Exploring Water Management Strategies for Mitigating Local Drought Impacts in the Netherlands using Data-Driven methods previously used for Simulations to Projections

Extreme events like droughts and floods can have significant impact on the environment and society. As a result effective water management strategies are necessary to limit and mitigate these impacts. In the past decade, the Netherlands has experienced several extreme drought events, raising increasing interest in adapting water management practices, traditionally focused on floods, to address droughts more directly and effectively.

Machine learning techniques have previously been tested for the same region in terms of seasonal forecasting¹  and projections² under different warming scenarios³, showing the additional benefit of these techniques in downscaling large-scale input data to local-scale relevant information for water managers.

This recent work aims to go a step further to explore water management options for drought mitigation by incorporating machine learning in a framework of hydrological simulations, water management scenarios and impact functions. By incorporating the insights gained from previous work, a closer focus is given on human aspects and its impact on local drought management.

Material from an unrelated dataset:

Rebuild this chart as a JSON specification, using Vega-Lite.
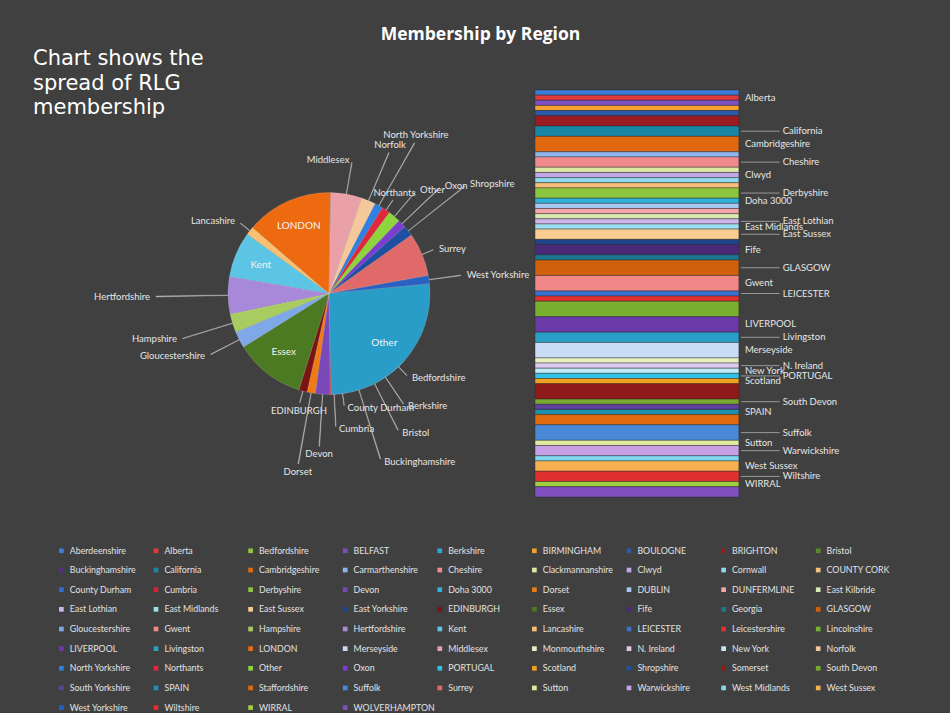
{
  "$schema": "https://vega.github.io/schema/vega-lite/v6.json",
  "background": "#404040",
  "padding": {"left": 33, "top": 25, "right": 49, "bottom": 5},
  "bounds": "flush",
  "spacing": 76,
  "title": {"text": "Membership by Region", "font": "Open Sans", "fontSize": 17.5, "fontWeight": "bold", "color": "#ffffff", "anchor": "middle", "offset": 5, "dx": 13},
  "data": {"values": [
    {"region": "Aberdeenshire", "members": 1},
    {"region": "Alberta", "members": 1, "lbl": true},
    {"region": "Bedfordshire", "members": 8},
    {"region": "BELFAST", "members": 1},
    {"region": "Berkshire", "members": 8},
    {"region": "BIRMINGHAM", "members": 1},
    {"region": "BOULOGNE", "members": 1},
    {"region": "BRIGHTON", "members": 2},
    {"region": "Bristol", "members": 4},
    {"region": "Buckinghamshire", "members": 12},
    {"region": "California", "members": 2, "lbl": true},
    {"region": "Cambridgeshire", "members": 3, "lbl": true},
    {"region": "Carmarthenshire", "members": 1},
    {"region": "Cheshire", "members": 2, "lbl": true},
    {"region": "Clackmannanshire", "members": 1},
    {"region": "Clwyd", "members": 1, "lbl": true},
    {"region": "Cornwall", "members": 1},
    {"region": "COUNTY CORK", "members": 1},
    {"region": "County Durham", "members": 4},
    {"region": "Cumbria", "members": 4},
    {"region": "Derbyshire", "members": 2, "lbl": true},
    {"region": "Devon", "members": 7},
    {"region": "Doha 3000", "members": 1, "lbl": true},
    {"region": "Dorset", "members": 4},
    {"region": "DUBLIN", "members": 1},
    {"region": "DUNFERMLINE", "members": 1},
    {"region": "East Kilbride", "members": 1},
    {"region": "East Lothian", "members": 1, "lbl": true},
    {"region": "East Midlands", "members": 1, "lbl": true},
    {"region": "East Sussex", "members": 2, "lbl": true},
    {"region": "East Yorkshire", "members": 1},
    {"region": "EDINBURGH", "members": 4},
    {"region": "Essex", "members": 34},
    {"region": "Fife", "members": 2, "lbl": true},
    {"region": "Georgia", "members": 1},
    {"region": "GLASGOW", "members": 3, "lbl": true},
    {"region": "Gloucestershire", "members": 8},
    {"region": "Gwent", "members": 3, "lbl": true},
    {"region": "Hampshire", "members": 9},
    {"region": "Hertfordshire", "members": 18},
    {"region": "Kent", "members": 22},
    {"region": "Lancashire", "members": 4},
    {"region": "LEICESTER", "members": 1, "lbl": true},
    {"region": "Leicestershire", "members": 1},
    {"region": "Lincolnshire", "members": 3},
    {"region": "LIVERPOOL", "members": 3, "lbl": true},
    {"region": "Livingston", "members": 2, "lbl": true},
    {"region": "LONDON", "members": 42},
    {"region": "Merseyside", "members": 3, "lbl": true},
    {"region": "Middlesex", "members": 15},
    {"region": "Monmouthshire", "members": 1},
    {"region": "N. Ireland", "members": 1, "lbl": true},
    {"region": "New York", "members": 1, "lbl": true},
    {"region": "Norfolk", "members": 7},
    {"region": "North Yorkshire", "members": 4},
    {"region": "Northants", "members": 4},
    {"region": "Other", "members": 6},
    {"region": "Oxon", "members": 4},
    {"region": "PORTUGAL", "members": 1, "lbl": true},
    {"region": "Scotland", "members": 1, "lbl": true},
    {"region": "Shropshire", "members": 5},
    {"region": "Somerset", "members": 3},
    {"region": "South Devon", "members": 1, "lbl": true},
    {"region": "South Yorkshire", "members": 1},
    {"region": "SPAIN", "members": 1, "lbl": true},
    {"region": "Staffordshire", "members": 2},
    {"region": "Suffolk", "members": 3, "lbl": true},
    {"region": "Surrey", "members": 21},
    {"region": "Sutton", "members": 1, "lbl": true},
    {"region": "Warwickshire", "members": 2, "lbl": true},
    {"region": "West Midlands", "members": 1},
    {"region": "West Sussex", "members": 2, "lbl": true},
    {"region": "West Yorkshire", "members": 4},
    {"region": "Wiltshire", "members": 2, "lbl": true},
    {"region": "WIRRAL", "members": 1, "lbl": true},
    {"region": "WOLVERHAMPTON", "members": 2}
  ]},
  "hconcat": [
    {
      "width": 260,
      "height": 407,
      "title": {"text": ["Chart shows the", "spread of RLG", "membership"], "anchor": "start", "frame": "group", "font": "DejaVu Sans", "fontSize": 21, "fontWeight": "normal", "color": "#ffffff", "lineHeight": 24.5, "dx": -166, "dy": 32},
      "transform": [
        {"calculate": "datum.members < 4", "as": "agg"},
        {"calculate": "datum.agg ? '(Other)' : datum.region", "as": "slice"},
        {"aggregate": [{"op": "sum", "field": "members", "as": "members"}], "groupby": ["slice", "agg"]},
        {"calculate": "datum.agg ? '~' : lower(datum.slice)", "as": "k"},
        {"stack": "members", "groupby": [], "sort": [{"field": "k"}], "as": ["a0", "a1"]},
        {"joinaggregate": [{"op": "sum", "field": "members", "as": "tot"}]},
        {"calculate": "(datum.a0 + datum.a1) / 2", "as": "am"},
        {"calculate": "(131.7 + 360 * datum.am / datum.tot) % 360", "as": "ang"},
        {"calculate": "datum.agg ? 'Other' : datum.slice", "as": "label"}
      ],
      "layer": [
        {
          "transform": [{"filter": "!datum.agg"}],
          "mark": {"type": "arc", "outerRadius": 101, "stroke": "#ffffff", "strokeWidth": 0.4, "strokeOpacity": 0.35},
          "encoding": {
            "theta": {"field": "a0", "type": "quantitative", "stack": null, "scale": {"type": "linear", "zero": true, "nice": false, "range": [2.2986, 8.5818]}},
            "theta2": {"field": "a1"},
            "color": {
              "field": "slice", "type": "nominal",
              "scale": {
                "domain": ["Aberdeenshire","Alberta","Bedfordshire","BELFAST","Berkshire","BIRMINGHAM","BOULOGNE","BRIGHTON","Bristol","Buckinghamshire","California","Cambridgeshire","Carmarthenshire","Cheshire","Clackmannanshire","Clwyd","Cornwall","COUNTY CORK","County Durham","Cumbria","Derbyshire","Devon","Doha 3000","Dorset","DUBLIN","DUNFERMLINE","East Kilbride","East Lothian","East Midlands","East Sussex","East Yorkshire","EDINBURGH","Essex","Fife","Georgia","GLASGOW","Gloucestershire","Gwent","Hampshire","Hertfordshire","Kent","Lancashire","LEICESTER","Leicestershire","Lincolnshire","LIVERPOOL","Livingston","LONDON","Merseyside","Middlesex","Monmouthshire","N. Ireland","New York","Norfolk","North Yorkshire","Northants","Other","Oxon","PORTUGAL","Scotland","Shropshire","Somerset","South Devon","South Yorkshire","SPAIN","Staffordshire","Suffolk","Surrey","Sutton","Warwickshire","West Midlands","West Sussex","West Yorkshire","Wiltshire","WIRRAL","WOLVERHAMPTON"],
                "range": ["#3b7dd8","#e03a3e","#8cc63e","#7d4fc0","#2ca9d2","#f5a030",
                          "#2a5aa8","#9a1c22","#5a8a2a","#52308a","#1a86a6","#e0680e",
                          "#8fb6ec","#f08a8e","#dfe9a6","#c3a6e8","#8fd8ee","#f7c07a",
                          "#2f6fd0","#d0282e","#8cc63e","#7a48b8","#30b4dc","#f07a14",
                          "#a6c8f2","#f4a6aa","#d8eab0","#cdb6ec","#9ee0f0","#f9cc92",
                          "#1f4488","#7a1414","#4c7a22","#4a2a78","#1a7890","#d0600c",
                          "#7ea8e8","#f08888","#a8cc60","#a888d8","#5cc4e4","#f8c070",
                          "#3a70d0","#e03030","#7ab030","#6a3aa8","#2aa0c8","#ee6a10",
                          "#c9dcf5","#eaa0a8","#e7efc0","#dccbf0","#c0ecf6","#f4c89a",
                          "#2f80e0","#e02838","#8ed43c","#7a3ed0","#30c0e8","#f0a020",
                          "#1f4fa0","#8e1a1a","#78a830","#6040a0","#1e90b0","#e06a10",
                          "#4a88d8","#e06a6a","#e0eaa0","#c8a0e8","#80d8f0","#f8b050",
                          "#2a60c0","#e03030","#a0d040","#8050c0"]
              },
              "legend": {
                "title": null,
                "orient": "none",
                "legendX": -142,
                "legendY": 456,
                "direction": "horizontal",
                "columns": 9,
                "symbolLimit": 200,
                "symbolType": "square",
                "symbolSize": 22,
                "symbolStrokeWidth": 0,
                "labelFont": "Lato",
                "labelFontSize": 8.8,
                "labelColor": "#e2e2e2",
                "labelOffset": 4,
                "labelLimit": 86,
                "rowPadding": 9.65,
                "columnPadding": 0.6,
                "gridAlign": "all"
              }
            }
          }
        },
        {
          "transform": [{"filter": "datum.agg"}],
          "mark": {"type": "arc", "outerRadius": 101, "color": "#2a9cc8", "stroke": "#ffffff", "strokeWidth": 0.4, "strokeOpacity": 0.35},
          "encoding": {
            "theta": {"field": "a0", "type": "quantitative", "stack": null},
            "theta2": {"field": "a1"}
          }
        },
        {
          "transform": [
            {"filter": "!datum.agg && datum.members < 22"},
            {"window": [{"op": "row_number", "as": "rn"}], "sort": [{"field": "k"}]},
            {"calculate": "(datum.rn - 1) % 4 - 0.15", "as": "tier"},
            {"calculate": "datum.am - 0.12", "as": "t0"},
            {"calculate": "datum.am + 0.12", "as": "t1"}
          ],
          "mark": {"type": "arc", "innerRadius": 101, "fill": "#b8b8b8", "stroke": "#b8b8b8", "strokeWidth": 0.4},
          "encoding": {
            "theta": {"field": "t0", "type": "quantitative", "stack": null},
            "theta2": {"field": "t1"},
            "radius": {"field": "tier", "type": "quantitative", "scale": {"type": "linear", "domain": [0, 3], "range": [116, 176], "zero": false}}
          }
        },
        {
          "transform": [
            {"filter": "!datum.agg && datum.members < 22"},
            {"window": [{"op": "row_number", "as": "rn"}], "sort": [{"field": "k"}]},
            {"calculate": "(datum.rn - 1) % 4", "as": "tier"}
          ],
          "mark": {
            "type": "text", "font": "Lato", "fontSize": 9.5, "color": "#e6e6e6",
            "align": {"expr": "datum.ang > 8 && datum.ang < 172 ? 'left' : (datum.ang > 188 && datum.ang < 352 ? 'right' : 'center')"},
            "baseline": {"expr": "datum.ang >= 172 && datum.ang <= 188 ? 'top' : (datum.ang >= 352 || datum.ang <= 8 ? 'bottom' : 'middle')"},
            "dx": {"expr": "datum.ang > 8 && datum.ang < 172 ? 3 : (datum.ang > 188 && datum.ang < 352 ? -3 : 0)"}
          },
          "encoding": {
            "theta": {"field": "am", "type": "quantitative", "stack": null},
            "radius": {"field": "tier", "type": "quantitative"},
            "text": {"field": "label"}
          }
        },
        {
          "transform": [{"filter": "datum.agg || datum.members >= 22"}],
          "mark": {"type": "text", "radius": 74, "font": "Lato", "fontSize": 10, "color": "#f4f4f4"},
          "encoding": {
            "theta": {"field": "am", "type": "quantitative", "stack": null},
            "text": {"field": "label"}
          }
        }
      ]
    },
    {
      "width": 367,
      "height": 407,
      "transform": [
        {"filter": "datum.members < 4"},
        {"calculate": "lower(datum.region)", "as": "k"},
        {"stack": "members", "groupby": [], "sort": [{"field": "k"}], "as": ["v0", "v1"]},
        {"calculate": "(datum.v0 + datum.v1) / 2", "as": "vm"}
      ],
      "layer": [
        {
          "mark": {"type": "bar", "stroke": "#2a2a2a", "strokeWidth": 0.6, "strokeOpacity": 0.7},
          "encoding": {
            "x": {"datum": 0, "type": "quantitative", "scale": {"domain": [0, 1.8]}, "axis": null},
            "x2": {"datum": 1},
            "y": {"field": "v0", "type": "quantitative", "scale": {"reverse": true, "nice": false, "zero": true}, "axis": null},
            "y2": {"field": "v1"},
            "color": {"field": "region", "type": "nominal"}
          }
        },
        {
          "transform": [
            {"filter": "datum.lbl"},
            {"window": [{"op": "row_number", "as": "rn"}], "sort": [{"field": "k"}]},
            {"filter": "datum.rn % 2 == 1"}
          ],
          "mark": {"type": "text", "align": "left", "dx": 6, "font": "Lato", "fontSize": 9.5, "color": "#e6e6e6"},
          "encoding": {
            "x": {"datum": 1, "type": "quantitative"},
            "y": {"field": "vm", "type": "quantitative"},
            "text": {"field": "region"}
          }
        },
        {
          "transform": [
            {"filter": "datum.lbl"},
            {"window": [{"op": "row_number", "as": "rn"}], "sort": [{"field": "k"}]},
            {"filter": "datum.rn % 2 == 0"}
          ],
          "mark": {"type": "rule", "color": "#b0b0b0", "strokeWidth": 0.8},
          "encoding": {
            "x": {"datum": 1.01, "type": "quantitative"},
            "x2": {"datum": 1.2},
            "y": {"field": "vm", "type": "quantitative"}
          }
        },
        {
          "transform": [
            {"filter": "datum.lbl"},
            {"window": [{"op": "row_number", "as": "rn"}], "sort": [{"field": "k"}]},
            {"filter": "datum.rn % 2 == 0"}
          ],
          "mark": {"type": "text", "align": "left", "dx": 3, "font": "Lato", "fontSize": 9.5, "color": "#e6e6e6"},
          "encoding": {
            "x": {"datum": 1.2, "type": "quantitative"},
            "y": {"field": "vm", "type": "quantitative"},
            "text": {"field": "region"}
          }
        }
      ]
    }
  ],
  "resolve": {"scale": {"color": "shared"}, "legend": {"color": "shared"}},
  "config": {
    "view": {"stroke": null},
    "font": "Lato"
  }
}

We developed a Multi-Target Long Short-Term Memory (LSTM) model which facilitates the exploration of different water management options. An essential finding is that taking proactive actions earlier can further limit drought impacts and help to mitigate long recovery periods that would have been observed otherwise. With the Multi-LSTM water management model we can potentially reduce drought impact by 3-5% for the droughts in 2003, 2015 and 2018. As a results, this work yields valuable insights for operational water management and potential improvements in water management strategies with machine learning techniques to effectively address future drought events.

¹⁾ Hauswirth, S. M., Bierkens, M. F. P., Beijk, V., and Wanders, N.: The suitability of a seasonal ensemble hybrid framework including data-driven approaches for hydrological forecasting, Hydrol. Earth Syst. Sci., 27, 501–517, https://doi.org/10.5194/hess-27-501-2023, 2023.

²⁾ Hauswirth SM, van der Wiel K, Bierkens MFP, Beijk V and Wanders N (2023) Simulating hydrological extremes for different warming levels–combining large scale climate ensembles with local observation based machine learning models. Front. Water 5:1108108. doi: 10.3389/frwa.2023.1108108

³⁾ Van der Wiel, K., Wanders, N., Selten, F. M., & Bierkens, M. F. P. (2019). Added value of large ensemble simulations for assessing extreme river discharge in a 2 °C warmer world. Geophysical Research Letters, 46, 2093– 2102.